WHAT TO DO
Reproduce the listing below exactly, beginning with its first line and ending with the line that holds "ax.set_ylabel('Atributable fraction (95%"; pictures are not part of the copy.

DATA SHOWN
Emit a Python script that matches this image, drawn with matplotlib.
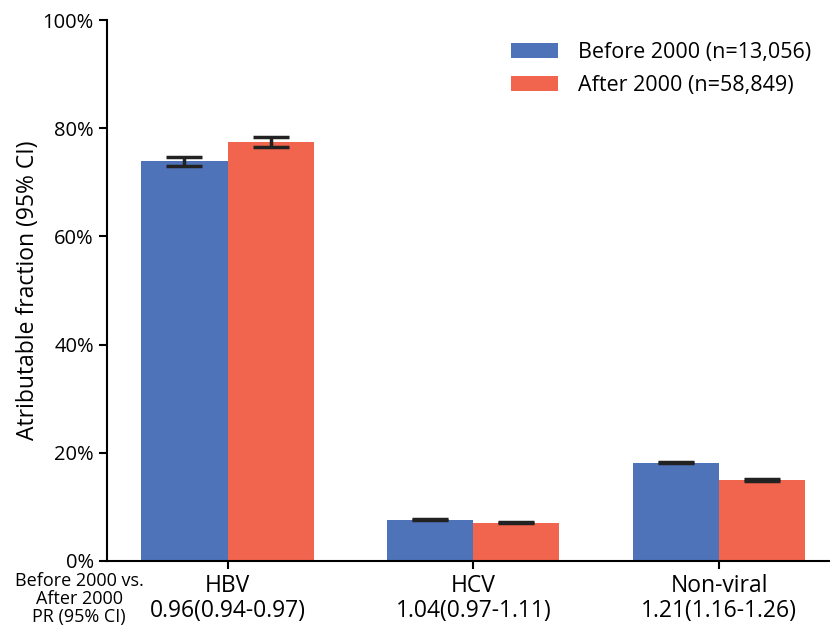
import matplotlib.pyplot as plt
import numpy as np
from matplotlib.ticker import FuncFormatter

plt.rcParams['font.family'] = ['Open Sans', 'DejaVu Sans']

categories = ['HBV', 'HCV', 'Non-viral']
pr_labels = ['0.96(0.94-0.97)', '1.04(0.97-1.11)', '1.21(1.16-1.26)']
before_vals = [73.9, 7.6, 18.2]
before_err = [0.8, 0.1, 0.15]
after_vals = [77.4, 7.1, 15.0]
after_err = [0.9, 0.1, 0.15]
series_names = ['Before 2000 (n=13,056)', 'After 2000 (n=58,849)']

blue = '#4E73B9'
orange = '#F1644D'

x = np.arange(len(categories))
w = 0.35

fig = plt.figure(figsize=(8.3, 6.31), dpi=100)
ax = fig.add_axes([107/830, 1 - 561/631, 1 - 107/830, 541/631])

err_style = dict(ecolor='#222222', elinewidth=2.5, capthick=2.5)
ax.bar(x - w/2, before_vals, w, color=blue, label=series_names[0],
       yerr=before_err, capsize=13, error_kw=err_style)
ax.bar(x + w/2, after_vals, w, color=orange, label=series_names[1],
       yerr=after_err, capsize=13, error_kw=err_style)

ax.set_xlim(-0.49, 2.45)
ax.set_ylim(0, 100)
ax.set_yticks([0, 20, 40, 60, 80, 100])
ax.yaxis.set_major_formatter(FuncFormatter(lambda v, p: f'{v:.0f}%'))
ax.set_xticks(x)
ax.set_xticklabels([f'{c}\n{p}' for c, p in zip(categories, pr_labels)],
                   fontsize=16.5, linespacing=1.1)

for s in ['top', 'right']:
    ax.spines[s].set_visible(False)
for s in ['left', 'bottom']:
    ax.spines[s].set_linewidth(1.5)
ax.tick_params(axis='both', width=1.5, length=6)
ax.tick_params(axis='y', labelsize=14.5)
ax.tick_params(axis='x', pad=3)

ax.set_ylabel('Atributable fraction (95% CI)', fontsize=16.5, labelpad=2)

# row caption for the prevalence ratio line under the categories
fig.text(79/830, 1 - 599/631, 'Before 2000 vs.\nAfter 2000\nPR (95% CI)',
         ha='center', va='center', fontsize=13, linespacing=1.0)

ax.legend(loc='upper right', bbox_to_anchor=(1.0, 0.995), frameon=False,
          fontsize=15.5, handlelength=2.2, handleheight=0.75, handletextpad=0.9,
          labelspacing=0.55)

fig.savefig('out.png', dpi=100)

SOLUTION
Emit a Python script that matches this image, drawn with matplotlib.
import matplotlib.pyplot as plt
import numpy as np
from matplotlib.ticker import FuncFormatter

plt.rcParams['font.family'] = ['Open Sans', 'DejaVu Sans']

categories = ['HBV', 'HCV', 'Non-viral']
pr_labels = ['0.96(0.94-0.97)', '1.04(0.97-1.11)', '1.21(1.16-1.26)']
before_vals = [73.9, 7.6, 18.2]
before_err = [0.8, 0.1, 0.15]
after_vals = [77.4, 7.1, 15.0]
after_err = [0.9, 0.1, 0.15]
series_names = ['Before 2000 (n=13,056)', 'After 2000 (n=58,849)']

blue = '#4E73B9'
orange = '#F1644D'

x = np.arange(len(categories))
w = 0.35

fig = plt.figure(figsize=(8.3, 6.31), dpi=100)
ax = fig.add_axes([107/830, 1 - 561/631, 1 - 107/830, 541/631])

err_style = dict(ecolor='#222222', elinewidth=2.5, capthick=2.5)
ax.bar(x - w/2, before_vals, w, color=blue, label=series_names[0],
       yerr=before_err, capsize=13, error_kw=err_style)
ax.bar(x + w/2, after_vals, w, color=orange, label=series_names[1],
       yerr=after_err, capsize=13, error_kw=err_style)

ax.set_xlim(-0.49, 2.45)
ax.set_ylim(0, 100)
ax.set_yticks([0, 20, 40, 60, 80, 100])
ax.yaxis.set_major_formatter(FuncFormatter(lambda v, p: f'{v:.0f}%'))
ax.set_xticks(x)
ax.set_xticklabels([f'{c}\n{p}' for c, p in zip(categories, pr_labels)],
                   fontsize=16.5, linespacing=1.1)

for s in ['top', 'right']:
    ax.spines[s].set_visible(False)
for s in ['left', 'bottom']:
    ax.spines[s].set_linewidth(1.5)
ax.tick_params(axis='both', width=1.5, length=6)
ax.tick_params(axis='y', labelsize=14.5)
ax.tick_params(axis='x', pad=3)

ax.set_ylabel('Atributable fraction (95% CI)', fontsize=16.5, labelpad=2)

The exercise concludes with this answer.